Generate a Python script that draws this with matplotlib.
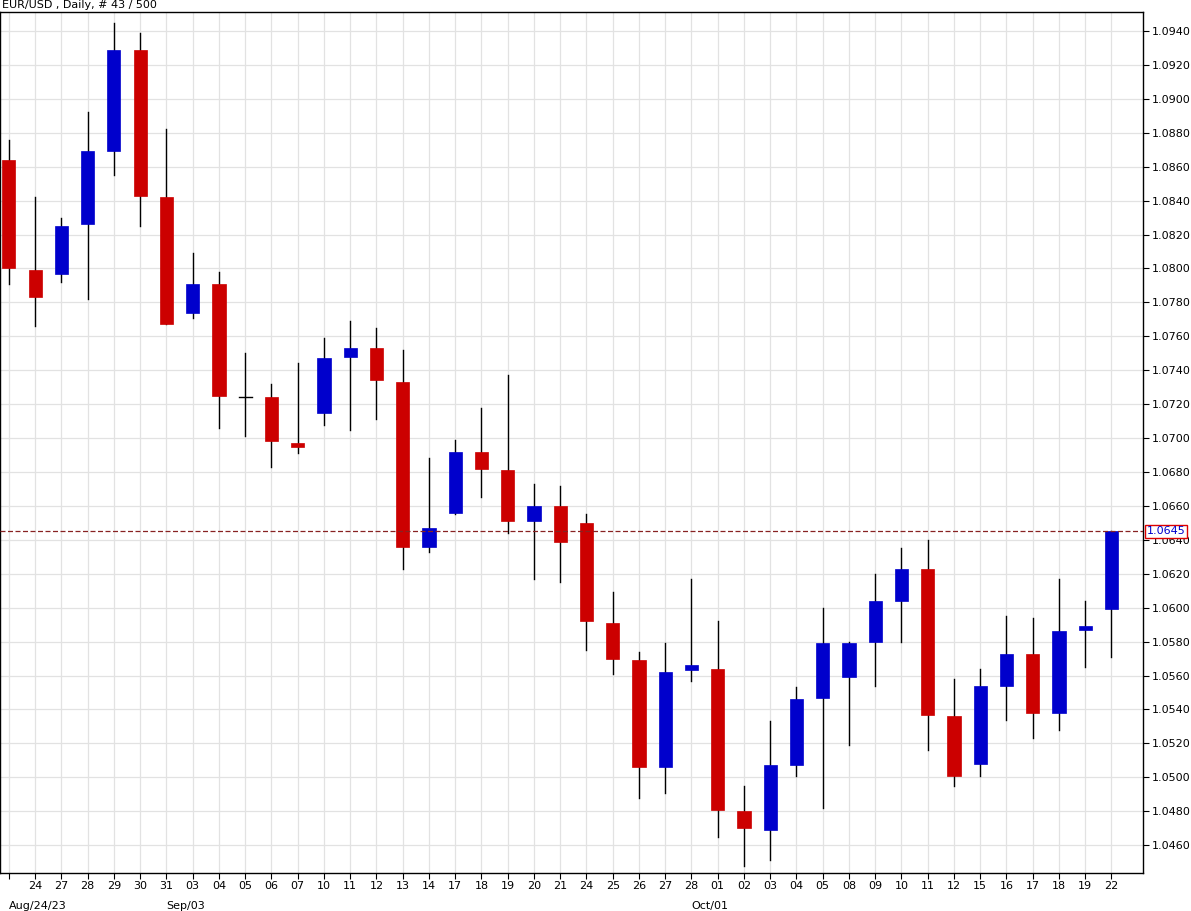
import matplotlib
matplotlib.use("Agg")
import matplotlib.pyplot as plt
from matplotlib.patches import Rectangle

days = ["23","24","27","28","29","30","31","03","04","05","06","07","10","11","12","13","14","17","18","19","20","21",
        "24","25","26","27","28","01","02","03","04","05","08","09","10","11","12","15","16","17","18","19","22"]
opens = [1.0864,1.0799,1.0797,1.0826,1.0869,1.0929,1.0842,1.0774,1.0791,1.0724,1.0724,1.0697,1.0715,1.0748,1.0753,1.0733,1.0636,1.0656,1.0692,1.0681,1.0651,1.0660,
         1.0650,1.0591,1.0569,1.0506,1.0563,1.0564,1.0480,1.0469,1.0507,1.0547,1.0559,1.0580,1.0604,1.0623,1.0536,1.0508,1.0554,1.0573,1.0538,1.0587,1.0599]
highs = [1.0876,1.0842,1.0830,1.0892,1.0945,1.0939,1.0882,1.0809,1.0798,1.0750,1.0732,1.0744,1.0759,1.0769,1.0765,1.0752,1.0688,1.0699,1.0718,1.0737,1.0673,1.0672,
         1.0655,1.0609,1.0574,1.0579,1.0617,1.0592,1.0495,1.0533,1.0553,1.0600,1.0580,1.0620,1.0635,1.0640,1.0558,1.0564,1.0595,1.0594,1.0617,1.0604,1.0645]
lows = [1.0791,1.0766,1.0792,1.0782,1.0855,1.0825,1.0767,1.0771,1.0706,1.0701,1.0683,1.0691,1.0708,1.0705,1.0711,1.0623,1.0633,1.0655,1.0665,1.0644,1.0617,1.0615,
        1.0575,1.0561,1.0488,1.0491,1.0557,1.0465,1.0448,1.0451,1.0501,1.0482,1.0519,1.0554,1.0580,1.0516,1.0495,1.0501,1.0534,1.0523,1.0528,1.0565,1.0571]
closes = [1.0800,1.0783,1.0825,1.0869,1.0929,1.0843,1.0767,1.0791,1.0725,1.0724,1.0698,1.0695,1.0747,1.0753,1.0734,1.0636,1.0647,1.0692,1.0682,1.0651,1.0660,1.0639,
          1.0592,1.0570,1.0506,1.0562,1.0566,1.0481,1.0470,1.0507,1.0546,1.0579,1.0579,1.0604,1.0623,1.0537,1.0501,1.0554,1.0573,1.0538,1.0586,1.0589,1.0645]
month_labels = {1: "Aug/24/23", 7: "Sep/03", 27: "Oct/01"}
last_price = 1.0645
y_ticks = [1.0460 + 0.002 * i for i in range(25)]

fig = plt.figure(figsize=(11.91, 9.11), dpi=100, facecolor="white")
ax = fig.add_axes([0.0, 1 - 873 / 911, 1143 / 1191, (873 - 12) / 911])
ax.set_facecolor("white")
n = len(days)
ax.set_xlim(-0.34, 43.2)
ax.set_ylim(1.04436, 1.09512)

for yt in y_ticks:
    ax.axhline(yt, color="#e2e2e2", lw=0.9, zorder=0)
for i in range(n):
    ax.axvline(i, color="#e2e2e2", lw=0.9, zorder=0)

w = 0.5
for i in range(n):
    o, h, l, c = opens[i], highs[i], lows[i], closes[i]
    col = "#0000cc" if c >= o else "#cc0000"
    ax.plot([i, i], [l, h], color="black", lw=1, zorder=2)
    b = min(o, c)
    hgt = abs(c - o)
    if hgt < 0.00006:
        ax.plot([i - w / 2, i + w / 2], [o, o], color="black", lw=1, zorder=3)
    else:
        ax.add_patch(Rectangle((i - w / 2, b), w, hgt, facecolor=col, edgecolor=col, lw=0.5, zorder=3))

ax.axhline(last_price, color="#882222", lw=0.9, ls=(0, (4, 2)), zorder=4)

ax.yaxis.tick_right()
ax.set_yticks(y_ticks)
ax.set_yticklabels([f"{v:.4f}" for v in y_ticks], fontsize=8)
ax.set_xticks(range(n))
ax.set_xticklabels(["" if i == 0 else d for i, d in enumerate(days)], fontsize=8)
ax.tick_params(axis="both", length=4, width=0.8, pad=2, colors="black")
for idx, lab in month_labels.items():
    ax.text(idx - 1.0, -0.033, lab, transform=ax.get_xaxis_transform(), fontsize=8, ha="left", va="top")
for s in ax.spines.values():
    s.set_color("black"); s.set_linewidth(1)

ax.text(1.003, last_price, f"{last_price:.4f}", transform=ax.get_yaxis_transform(), fontsize=8,
        color="#0000cc", va="center", ha="left",
        bbox=dict(boxstyle="square,pad=0.15", facecolor="white", edgecolor="#dd0000", lw=1), zorder=10)
fig.text(2 / 1191, 1 - 5 / 911, "EUR/USD , Daily, # 43 / 500", fontsize=8, va="center", ha="left")

fig.savefig("out.png", dpi=100, facecolor="white")
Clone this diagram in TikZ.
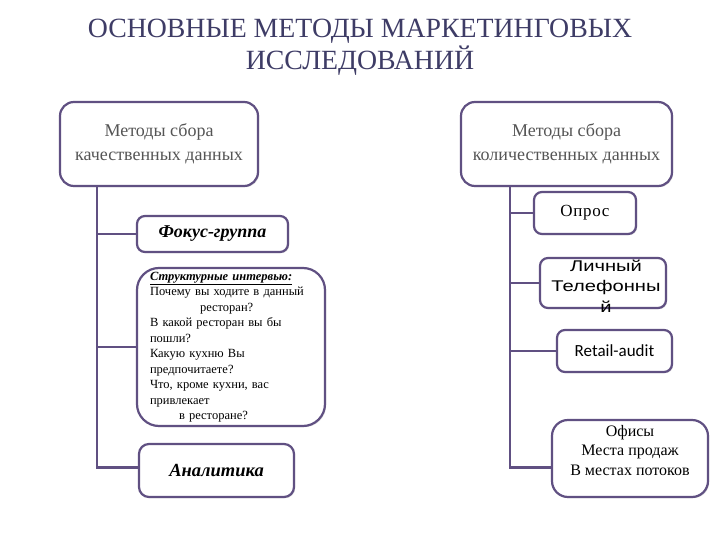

## Challenge
The images in the entries above should be left out; please reproduce exactly the lines from the first through the one containing "from matplotlib.patches import Rectangle".

## Written reply
Generate a Python script that draws this with matplotlib.
import matplotlib
matplotlib.use("Agg")
import matplotlib.pyplot as plt
from matplotlib.patches import Rectangle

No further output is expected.